Atravessando desde um jantar com o amigo gay do irmão até um velhinho que busca amizades virtuais com uma foto de outra pessoa (situação que apesar de comum e inicialmente cômica no filme, traz um viés critico interessante), perpassando ainda um torcedor subornado para ser seu amigo, Peter e os espectadores seguem uma divertida e importante jornada para encontrar um amigo e candidato a padrinho exemplar de casamento. Dentre as diversas situações superficiais as quais Peter recorre para se aproximar de alguém é triste constatar que na maioria delas, tudo que o protagonista (e o espectador) faz é viver como um ator numa vida completamente compartimentada e de sucesso aparente e, em algumas vezes, de profundidade zero.

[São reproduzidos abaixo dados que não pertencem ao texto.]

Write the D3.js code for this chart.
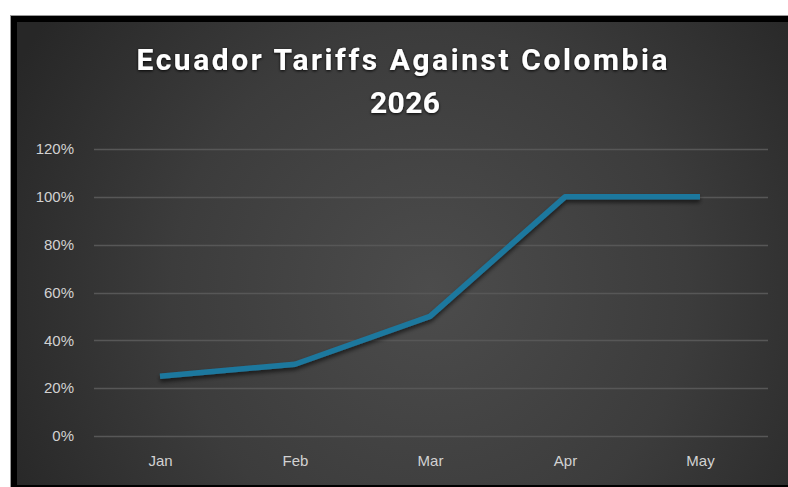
<!DOCTYPE html>
<html>
<head>
<meta charset="utf-8">
<script src="https://cdn.jsdelivr.net/npm/d3@7"></script>
<style>
  html, body { margin: 0; padding: 0; background: #ffffff; }
  svg { display: block; }
</style>
</head>
<body>
<div id="chart"></div>
<script>
// ---- data ----
const months = ["Jan", "Feb", "Mar", "Apr", "May"];
const tariffs = [0.25, 0.30, 0.50, 1.00, 1.00];
const yTicks = [0, 0.2, 0.4, 0.6, 0.8, 1.0, 1.2];
const titleLines = ["Ecuador Tariffs Against Colombia", "2026"];

const W = 788, H = 487;
const svg = d3.select("#chart").append("svg").attr("width", W).attr("height", H);
const defs = svg.append("defs");

const grad = defs.append("radialGradient").attr("id", "bg")
  .attr("gradientUnits", "userSpaceOnUse")
  .attr("cx", 430).attr("cy", 290).attr("r", 470);
grad.append("stop").attr("offset", "0%").attr("stop-color", "#4c4c4c");
grad.append("stop").attr("offset", "55%").attr("stop-color", "#3c3c3c");
grad.append("stop").attr("offset", "100%").attr("stop-color", "#272727");

const sh = defs.append("filter").attr("id", "lineShadow")
  .attr("x", "-10%").attr("y", "-20%").attr("width", "120%").attr("height", "140%");
sh.append("feDropShadow").attr("dx", 0).attr("dy", 3).attr("stdDeviation", 2)
  .attr("flood-color", "#000").attr("flood-opacity", 0.6);

const ts = defs.append("filter").attr("id", "titleShadow")
  .attr("x", "-10%").attr("y", "-40%").attr("width", "120%").attr("height", "180%");
ts.append("feDropShadow").attr("dx", 0).attr("dy", 1).attr("stdDeviation", 1.5)
  .attr("flood-color", "#000").attr("flood-opacity", 0.9);

// frame
svg.append("rect").attr("x", 10).attr("y", 15).attr("width", W - 10).attr("height", H - 15)
  .attr("fill", "#000");
svg.append("line").attr("x1", 10.5).attr("x2", 10.5).attr("y1", 15).attr("y2", H)
  .attr("stroke", "#9a9a9a").attr("stroke-width", 1);
svg.append("line").attr("x1", 10).attr("x2", W).attr("y1", 15.5).attr("y2", 15.5)
  .attr("stroke", "#9a9a9a").attr("stroke-width", 1);
svg.append("rect").attr("x", 17).attr("y", 22).attr("width", W - 17).attr("height", H - 22 - 2)
  .attr("fill", "url(#bg)");

// scales
const x = d3.scalePoint().domain(months).range([160, 700]);
const y = d3.scaleLinear().domain([0, 1.2]).range([436, 149]);

// gridlines
svg.append("g").selectAll("line").data(yTicks).join("line")
  .attr("x1", 94).attr("x2", 768)
  .attr("y1", d => Math.round(y(d)) + 0.5).attr("y2", d => Math.round(y(d)) + 0.5)
  .attr("stroke", "#575757").attr("stroke-width", 1.3);

// y axis labels
const yAxis = d3.axisLeft(y).tickValues(yTicks).tickFormat(d3.format(".0%")).tickSize(0).tickPadding(0);
const gy = svg.append("g").attr("transform", "translate(74,0)").call(yAxis);
gy.select(".domain").remove();
gy.selectAll("text").attr("fill", "#d2d2d2")
  .style("font-family", "'Liberation Sans', Arial, sans-serif").style("font-size", "15px");

// x axis labels
const xAxis = d3.axisBottom(x).tickSize(0).tickPadding(0);
const gx = svg.append("g").attr("transform", "translate(0,455)").call(xAxis);
gx.select(".domain").remove();
gx.selectAll("text").attr("fill", "#d2d2d2")
  .style("font-family", "'Liberation Sans', Arial, sans-serif").style("font-size", "15px");

// line
const data = months.map((m, i) => ({ m, v: tariffs[i] }));
const line = d3.line().x(d => x(d.m)).y(d => y(d.v));
svg.append("path").datum(data)
  .attr("d", line)
  .attr("fill", "none")
  .attr("stroke", "#1f789e")
  .attr("stroke-width", 5.5)
  .attr("stroke-linejoin", "round")
  .attr("filter", "url(#lineShadow)");

// title
const title = svg.append("g").attr("filter", "url(#titleShadow)");
title.append("text").attr("x", 402).attr("y", 70).attr("text-anchor", "middle")
  .attr("textLength", 531).attr("lengthAdjust", "spacing")
  .attr("fill", "#ffffff")
  .style("font-family", "Roboto, 'Noto Sans', sans-serif")
  .style("font-weight", "bold").style("font-size", "30px")
  .text(titleLines[0]);
title.append("text").attr("x", 405).attr("y", 113).attr("text-anchor", "middle")
  .attr("textLength", 70).attr("lengthAdjust", "spacing")
  .attr("fill", "#ffffff")
  .style("font-family", "Roboto, 'Noto Sans', sans-serif")
  .style("font-weight", "bold").style("font-size", "30px")
  .text(titleLines[1]);
</script>
</body>
</html>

Quando procura enxergar graus de intimidade com os conhecidos, a situação de Peter se torna ainda mais tensa, pois as tentativas de adentrar em grupos fechados de amigos e se relacionar com pessoas fartamente simpáticas do seu trabalho (como o colega de escritório) se mostram tentativas altamente frustrantes e vazias de conteúdo, pois motivado apenas por jogos de pôquer e vídeos enviados por email, Peter vê que não é possível se construir nada além de coleguismo numa relação de pura situação e oportunidade.
Num relativamente curto espaço de tempo, “Eu te amo, Cara” mostra uma série de empecilhos para se encontrar um amigo. Quando encontra Sydney porém os problemas de Peter apenas começam. Trata-se da segunda parte do filme, comandada pelo descolado e sincero Sydney (interpretado com maestria pelo ator Jason Segel). Syd é o amigo ideal, engraçado, desestressado e bacana. Porém, os dois desacostumados com amizades verdadeiras e duradouras ao mesmo tempo embarcam em experiências de libertação pessoal das quais Peter ainda não havia experimentado antes. Sydney passa a exigir muito tempo de Peter. Zooey também. O ciúme é inevitável, afinal, numa sociedade de relacionamentos aprisionadores não há espaço para um namoro que não seja casamento e não há espaço para amizade que não seja entre melhores amigos que estão juntos o tempo inteiro. A intensidade e a gana dos indivíduos por "ter algo" alcançou o "ter alguém" também.
O desfecho do filme é piegas e conhecido do grande público em milhares de outras produções, mas os méritos do filme dirigido e roterizado por John Hamburg que bebe da fonte do ótimo francês “Meu Melhor Amigo” são muitos e ajudam ao espectador a passar por cima disso. Os momentos cômicos são leves e orgânicos na trama, sem gags e situações forçadas, afinal até que os personagens em volta de Peter e ele mesmo possam vir a assumir a complexidade das relações e até mesmo aceitar dizer um "Eu te amo, Cara" é preciso naturalidade e sobretudo muita amizade. Não se vê isso todo dia. Não se vê isso em todo filme.
Essa é a crítica mais sincera que vi para esse filme. ótima por sinal.
Ótima crítica mesmo.
Adorei esse filme por ser um os únicos que conheço a tratar sobre a amizade masculina pra além dos estereótipos machistas sem precisar perder o senso de humor.